Pictures stay out of this copy, which runs from the first line of the material through the line containing "edgecolor=grid_color, linewidth=1.5))".

******************************

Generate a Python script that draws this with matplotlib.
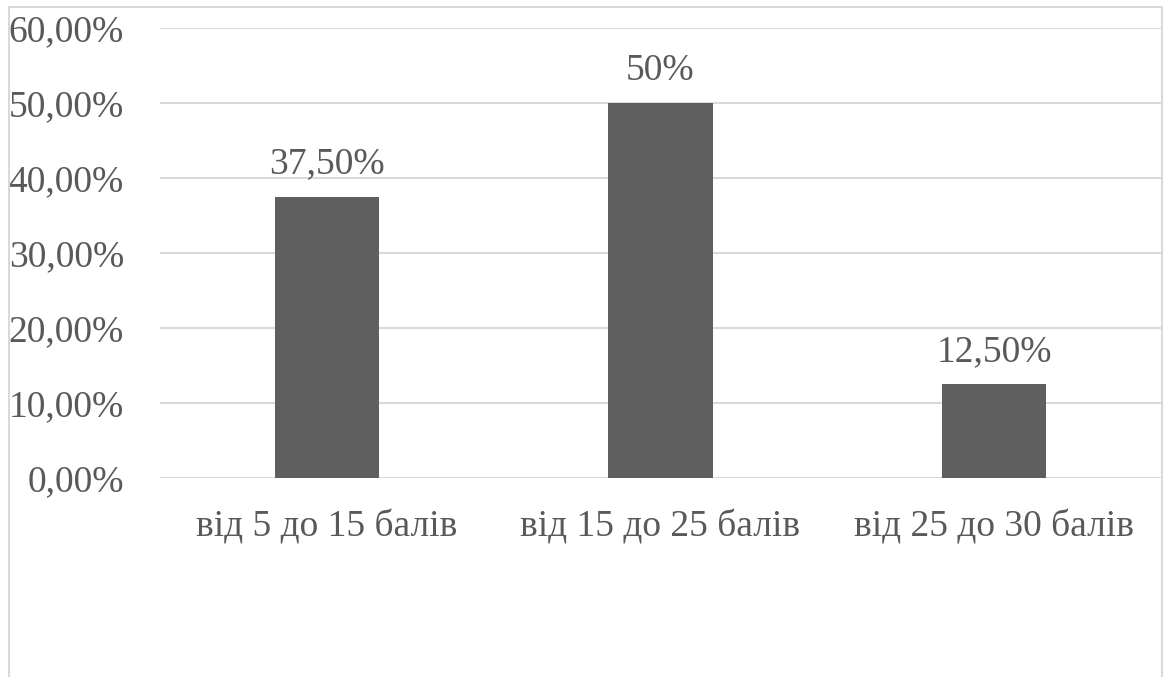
import matplotlib
matplotlib.use("Agg")
import matplotlib.pyplot as plt
from matplotlib.patches import Rectangle
from matplotlib.ticker import FuncFormatter

categories = ["від 5 до 15 балів", "від 15 до 25 балів", "від 25 до 30 балів"]
values = [37.5, 50.0, 12.5]
value_labels = ["37,50%", "50%", "12,50%"]

plt.rcParams["font.family"] = ["Liberation Serif", "DejaVu Serif"]
text_color = "#595959"
bar_color = "#5f5f5f"
grid_color = "#d9d9d9"

fig = plt.figure(figsize=(11.65, 6.77), dpi=100)
ax = fig.add_axes([160 / 1165, 1 - 478 / 677, 1001 / 1165, 450 / 677])

# outer chart border
fig.patches.append(Rectangle((9 / 1165, -0.05), 1153 / 1165, 1.05 - 7 / 677,
                             transform=fig.transFigure, fill=False,
                             edgecolor=grid_color, linewidth=1.5))

x = range(len(categories))
bars = ax.bar(x, values, width=0.312, color=bar_color, zorder=3)
ax.set_xlim(-0.5, len(categories) - 0.5)
ax.set_ylim(0, 60)
ax.set_yticks(range(0, 61, 10))
ax.yaxis.set_major_formatter(FuncFormatter(lambda v, p: f"{v:.2f}%".replace(".", ",")))
ax.set_xticks(list(x))
ax.set_xticklabels(categories)
ax.tick_params(axis="both", length=0, labelsize=27, colors=text_color)
ax.tick_params(axis="y", pad=26)
ax.tick_params(axis="x", pad=23)
ax.grid(axis="y", color=grid_color, linewidth=1.5, zorder=0)
for s in ax.spines.values():
    s.set_visible(False)

for b, lab in zip(bars, value_labels):
    ax.annotate(lab, (b.get_x() + b.get_width() / 2, b.get_height()),
                xytext=(0, 11), textcoords="offset points",
                ha="center", va="bottom", fontsize=27, color=text_color)

fig.savefig("out.png", dpi=100)
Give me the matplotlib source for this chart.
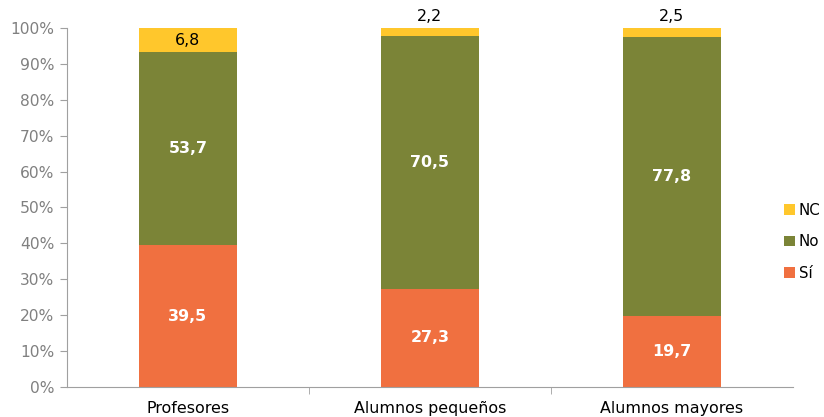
import matplotlib.pyplot as plt
import numpy as np

categorias = ["Profesores", "Alumnos pequeños", "Alumnos mayores"]
si = [39.5, 27.3, 19.7]
no = [53.7, 70.5, 77.8]
nc = [6.8, 2.2, 2.5]

c_si = "#F07040"
c_no = "#7B8437"
c_nc = "#FFC72C"

fs = 11.4

fig = plt.figure(figsize=(8.24, 4.17), dpi=100)
ax = fig.add_axes([0.0813, 0.072, 0.881, 0.861])

x = np.arange(len(categorias))
w = 0.405
ax.bar(x, si, w, color=c_si, label="Sí")
ax.bar(x, no, w, bottom=si, color=c_no, label="No")
base = np.array(si) + np.array(no)
ax.bar(x, nc, w, bottom=base, color=c_nc, label="NC")

def fmt(v):
    return f"{v:.1f}".replace(".", ",")

for i in range(len(x)):
    ax.text(x[i], si[i] / 2, fmt(si[i]), ha="center", va="center",
            color="white", fontweight="bold", fontsize=fs)
    ax.text(x[i], si[i] + no[i] / 2, fmt(no[i]), ha="center", va="center",
            color="white", fontweight="bold", fontsize=fs)
    if nc[i] > 5:
        ax.text(x[i], base[i] + nc[i] / 2, fmt(nc[i]), ha="center", va="center",
                color="black", fontsize=fs)
    else:
        ax.text(x[i], 100 + 1.2, fmt(nc[i]), ha="center", va="bottom",
                color="black", fontsize=fs, clip_on=False)

ax.set_xlim(-0.5, 2.5)
ax.set_ylim(0, 100)
ax.set_yticks(np.arange(0, 101, 10))
ax.set_yticklabels([f"{v}%" for v in range(0, 101, 10)], color="#808080", fontsize=11.2)
ax.set_xticks(x)
ax.set_xticklabels(categorias, fontsize=fs)
ax.set_xticks([0.5, 1.5], minor=True)
ax.tick_params(axis="x", which="major", length=0, pad=10)
ax.tick_params(axis="x", which="minor", length=5, color="#A0A0A0")
ax.tick_params(axis="y", length=5, color="#A0A0A0", pad=4)

for s in ["top", "right"]:
    ax.spines[s].set_visible(False)
for s in ["left", "bottom"]:
    ax.spines[s].set_color("#A0A0A0")

h, l = ax.get_legend_handles_labels()
leg = ax.legend(h[::-1], l[::-1], loc="center left", bbox_to_anchor=(0.980, 0.404),
                frameon=False, fontsize=10.8, handlelength=0.7, handleheight=0.7,
                labelspacing=1.1, handletextpad=0.25, borderaxespad=0)

fig.savefig("out.png", dpi=100)
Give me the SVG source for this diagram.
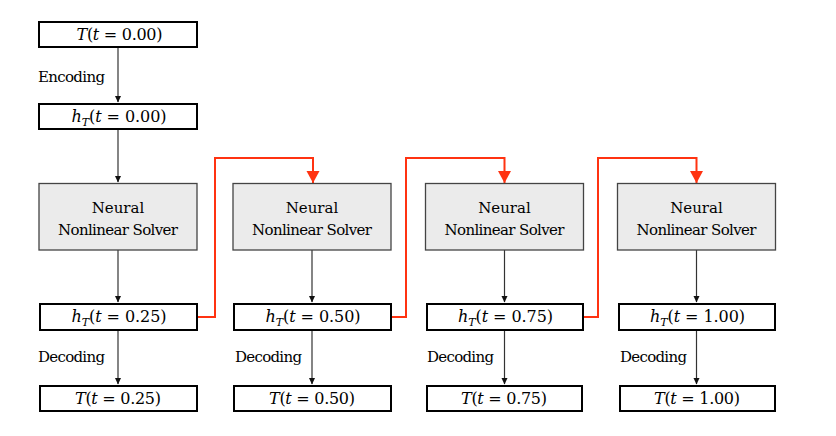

******************************

ANSWER BELOW:
Generate a Python script that draws this with matplotlib.
import matplotlib
matplotlib.use("Agg")
import matplotlib.pyplot as plt
from matplotlib.patches import Rectangle
from matplotlib.ticker import FuncFormatter

categories = ["від 5 до 15 балів", "від 15 до 25 балів", "від 25 до 30 балів"]
values = [37.5, 50.0, 12.5]
value_labels = ["37,50%", "50%", "12,50%"]

plt.rcParams["font.family"] = ["Liberation Serif", "DejaVu Serif"]
text_color = "#595959"
bar_color = "#5f5f5f"
grid_color = "#d9d9d9"

fig = plt.figure(figsize=(11.65, 6.77), dpi=100)
ax = fig.add_axes([160 / 1165, 1 - 478 / 677, 1001 / 1165, 450 / 677])

# outer chart border
fig.patches.append(Rectangle((9 / 1165, -0.05), 1153 / 1165, 1.05 - 7 / 677,
                             transform=fig.transFigure, fill=False,
                             edgecolor=grid_color, linewidth=1.5))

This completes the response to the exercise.